Mark O'Connor and Patrice Jackson; Double Concerto for violin, cello and orchestra (For the Heroes)
Patrice Jackson - Cello
Double Concerto for violin, cello and orchestra (For the Heroes)
Three movements - 35 min.
Instrumentation - 2222/4221/timp/perc/pno/harp/strings
Download free orchestral score below
Double Concerto For Violin and Cello
(For The Heroes)
I began composing "Double Concerto For Violin and Cello" (For The Heroes) within a month after the 9/11 attacks. "Folk Mass," which was composed in 2002, features text from the Old Testament. I consider "Folk Mass a much more direct artistic response to that horrific event.) "For the Heroes" was my intuitive response -- one that embodies the American optimism usually found in my work. While much of my music pays tribute to historical, basic American values, this time I strove to create truly heroic overtones to reflect the times.
I was scheduled for a 30-city tour with a chamber music orchestra commencing just days after the attacks. While many people were frightened to travel (or even to go to the mall), not one of the 22 musicians in the orchestra requested leave of the tour.
It is interesting to think of musicians as courageous, but in those dark days, these talented and dedicated players were ready to hit the road. I think we all felt it was our responsibility to take some music to the people around the country. It was a way we could help.

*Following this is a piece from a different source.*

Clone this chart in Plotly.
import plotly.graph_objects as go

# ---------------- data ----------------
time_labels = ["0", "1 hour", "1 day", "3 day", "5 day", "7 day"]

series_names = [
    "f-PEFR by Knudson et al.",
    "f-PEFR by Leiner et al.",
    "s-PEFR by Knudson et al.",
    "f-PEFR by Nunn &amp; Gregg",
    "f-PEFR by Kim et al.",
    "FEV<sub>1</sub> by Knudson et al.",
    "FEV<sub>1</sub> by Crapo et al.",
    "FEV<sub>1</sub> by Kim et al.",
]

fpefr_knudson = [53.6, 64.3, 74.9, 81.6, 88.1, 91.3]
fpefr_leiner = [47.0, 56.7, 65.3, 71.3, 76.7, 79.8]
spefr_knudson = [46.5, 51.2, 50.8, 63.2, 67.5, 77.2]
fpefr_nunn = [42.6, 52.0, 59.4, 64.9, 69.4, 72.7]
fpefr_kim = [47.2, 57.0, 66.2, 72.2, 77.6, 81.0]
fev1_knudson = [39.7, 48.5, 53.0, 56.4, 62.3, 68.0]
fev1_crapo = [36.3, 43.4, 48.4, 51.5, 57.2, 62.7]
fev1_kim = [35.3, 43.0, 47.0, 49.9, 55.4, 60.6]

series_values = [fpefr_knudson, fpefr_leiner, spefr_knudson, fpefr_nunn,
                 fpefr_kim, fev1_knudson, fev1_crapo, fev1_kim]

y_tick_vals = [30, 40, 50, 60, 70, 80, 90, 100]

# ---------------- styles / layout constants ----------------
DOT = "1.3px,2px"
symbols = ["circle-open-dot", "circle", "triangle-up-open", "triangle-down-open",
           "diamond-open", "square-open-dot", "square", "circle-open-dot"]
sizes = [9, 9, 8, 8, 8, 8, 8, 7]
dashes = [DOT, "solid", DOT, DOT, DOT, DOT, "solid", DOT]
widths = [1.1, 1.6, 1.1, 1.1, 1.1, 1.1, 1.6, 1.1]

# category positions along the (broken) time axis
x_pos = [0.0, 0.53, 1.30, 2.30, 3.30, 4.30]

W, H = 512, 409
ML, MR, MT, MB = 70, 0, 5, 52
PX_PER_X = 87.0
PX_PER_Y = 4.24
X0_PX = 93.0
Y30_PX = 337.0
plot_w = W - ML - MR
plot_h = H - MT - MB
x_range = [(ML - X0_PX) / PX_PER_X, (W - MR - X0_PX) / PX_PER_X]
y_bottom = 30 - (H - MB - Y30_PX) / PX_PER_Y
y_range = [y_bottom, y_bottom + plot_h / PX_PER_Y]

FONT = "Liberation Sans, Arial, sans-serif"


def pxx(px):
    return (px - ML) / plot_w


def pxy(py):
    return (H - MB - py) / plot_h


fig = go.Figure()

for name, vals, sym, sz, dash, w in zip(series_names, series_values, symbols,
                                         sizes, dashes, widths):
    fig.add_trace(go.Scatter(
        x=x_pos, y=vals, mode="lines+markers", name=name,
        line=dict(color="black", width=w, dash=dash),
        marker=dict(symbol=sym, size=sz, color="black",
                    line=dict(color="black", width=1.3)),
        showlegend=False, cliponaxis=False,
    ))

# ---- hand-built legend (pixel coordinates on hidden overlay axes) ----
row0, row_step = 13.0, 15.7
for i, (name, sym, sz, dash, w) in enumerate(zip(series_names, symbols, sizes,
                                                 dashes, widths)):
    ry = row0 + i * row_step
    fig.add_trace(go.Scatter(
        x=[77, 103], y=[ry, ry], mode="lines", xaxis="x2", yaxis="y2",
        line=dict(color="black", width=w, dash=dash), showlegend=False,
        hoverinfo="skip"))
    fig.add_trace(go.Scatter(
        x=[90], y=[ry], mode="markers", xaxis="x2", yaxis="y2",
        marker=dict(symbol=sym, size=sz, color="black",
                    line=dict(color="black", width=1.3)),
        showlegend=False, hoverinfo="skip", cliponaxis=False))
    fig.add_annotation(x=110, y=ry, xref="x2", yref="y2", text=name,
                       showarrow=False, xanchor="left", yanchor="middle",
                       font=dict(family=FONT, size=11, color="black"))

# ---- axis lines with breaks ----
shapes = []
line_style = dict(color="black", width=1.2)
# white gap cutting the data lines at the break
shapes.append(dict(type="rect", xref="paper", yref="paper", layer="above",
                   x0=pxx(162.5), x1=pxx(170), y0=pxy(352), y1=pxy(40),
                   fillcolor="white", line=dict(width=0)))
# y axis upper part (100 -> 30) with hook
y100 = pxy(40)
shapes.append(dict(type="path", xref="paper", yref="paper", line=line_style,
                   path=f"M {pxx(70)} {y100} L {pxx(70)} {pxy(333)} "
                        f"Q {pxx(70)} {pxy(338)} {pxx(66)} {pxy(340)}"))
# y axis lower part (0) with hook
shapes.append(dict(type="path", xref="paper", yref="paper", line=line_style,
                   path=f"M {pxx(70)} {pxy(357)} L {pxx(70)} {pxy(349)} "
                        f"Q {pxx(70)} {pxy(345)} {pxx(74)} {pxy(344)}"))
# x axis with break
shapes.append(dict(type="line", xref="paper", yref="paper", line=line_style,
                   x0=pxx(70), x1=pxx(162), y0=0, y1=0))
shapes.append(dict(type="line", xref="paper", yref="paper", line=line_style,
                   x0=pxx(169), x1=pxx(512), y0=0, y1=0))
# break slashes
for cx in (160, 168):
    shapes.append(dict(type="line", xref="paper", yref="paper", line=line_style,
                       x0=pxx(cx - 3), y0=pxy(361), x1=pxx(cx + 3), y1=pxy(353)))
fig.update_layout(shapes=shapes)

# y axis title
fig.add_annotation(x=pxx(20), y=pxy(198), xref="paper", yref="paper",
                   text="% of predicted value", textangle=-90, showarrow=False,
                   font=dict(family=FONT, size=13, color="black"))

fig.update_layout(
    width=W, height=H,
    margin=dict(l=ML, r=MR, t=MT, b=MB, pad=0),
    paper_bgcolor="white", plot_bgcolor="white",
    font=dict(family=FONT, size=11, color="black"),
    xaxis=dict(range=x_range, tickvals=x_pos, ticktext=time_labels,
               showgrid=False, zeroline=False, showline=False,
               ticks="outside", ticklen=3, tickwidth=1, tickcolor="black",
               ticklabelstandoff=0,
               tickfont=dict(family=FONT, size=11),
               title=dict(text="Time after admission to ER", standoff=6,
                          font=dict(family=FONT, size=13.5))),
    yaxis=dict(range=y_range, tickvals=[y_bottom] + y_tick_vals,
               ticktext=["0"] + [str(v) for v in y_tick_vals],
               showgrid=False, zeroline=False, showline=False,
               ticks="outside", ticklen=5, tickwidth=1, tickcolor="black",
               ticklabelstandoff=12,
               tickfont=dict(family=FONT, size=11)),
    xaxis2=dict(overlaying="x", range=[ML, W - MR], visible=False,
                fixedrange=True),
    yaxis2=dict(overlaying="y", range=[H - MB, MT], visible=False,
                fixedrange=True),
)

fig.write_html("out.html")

At the time, musicians were looking for ways we could respond as citizens of the world.
It was just these feelings that inspired this new music.
It was during that 30-city tour performing my 4th concerto, "The American Seasons," that I began to write the 5th concerto, "Double Concerto for Violin and Cello." When doubt was cast on the availability of reliable scheduled air travel, I rented my own bus to move across the country. It would get me from place to place. Traveling by bus offered me the time to concentrate on writing the music and, at the same time, served as inspiration. I was able to watch our grand American landscape pass by me, mile after mile, as we traveled through the heart of the country.
This odyssey was revelatory. We were musicians, to be sure, but we were also a kind of American foot soldier. We were doing what we could to ease the pain people were feeling and expressing in those uneasy days. We were playing distinctly American music, and people were responding in remarkable ways.
About a week into the tour, we played in New York City. The incredible heroism of the rescue workers (yet to know the grim duration of their task), has a tremendous impact as I composed to reflect all I was feeling. As we prepared to bring "The American Seasons" to Avery Fisher Hall, a New York firefighter contacted me and told me I had fans in the department. He told me how music was becoming solace to so many as they worked. I made arrangements for a number of firefighters to come to the concert and met with them that evening. I also invited a group of young musicians from Harlem (from the Opus 118 program) to join me on stage to perform. We closed with "Amazing Grace" and "We Shall Overcome." There was not a dry eye in the house. After the concert, the firefighters invited me to join them at an Irish pub. Being in the midst of all these incredible souls through this emotional evening was an experience I will never forget.
The firefighters offered to take me to Ground Zero. But I couldn't bear to go.
The husband of a violinist friend was a doctor on the scene at Ground Zero in the first 24 hours. He felt it his duty to be there, but he advised his wife to stay away. There would be things she, as a musician, could do… but not there. Not at Ground Zero.
Famed dancer and choreographer, Twyla Tharp, offered me the same advice. Artists, she said, are very sensitive. They can't help other people if their spirits are broken. I did not go to Ground Zero for several months.
Twyla Tharp is an inspiration, to be sure, but she is also a collaborating partner, as well, having choreographed a dance called "Westerly Rounds" to my 2nd violin concerto. It was on beautiful fall day that her dancers performed "Westerly Rounds" on a temporary stage set up at the Twin Towers. It was the last artistic performance there before the towers fell on 9/11.
In the days after 9/11, New York was transformed, as the city, the country and the world struggled to understand what had happened. Performances were canceled. All Broadway theaters went dark. In a powerful symbolic moment, Yo-Yo Ma walked onto the stage at Carnegie Hall to break New York's artistic silence. The master cellist and musical hero played my "Appalachia Waltz" for this purpose.
That period of time, these artists and the role music played during those days inspired the music of this concerto. I wanted to write this concerto to include cello and to dedicate it to Yo-Yo Ma.
I don't know what kept placing an American fiddler in New York City during those tragically memorable days, but it was a series of experiences that would change my music forever.
A year after 9/11, I wrote a darker and much more dissonant and introspective piece with my composition "The Fallen," for flute and strings. As I look at these pieces in chronological retrospect, I realize it was my immediate reaction to the events that seemed the most optimistic…almost a celebration of the goodness in people responding to a very bad thing. During those times when some people felt the world was falling apart around them, it was the celebration of the enduring human spirit that ended up influencing me most profoundly. For this reason, "Double Concerto for Violin and Cello" is for the heroes.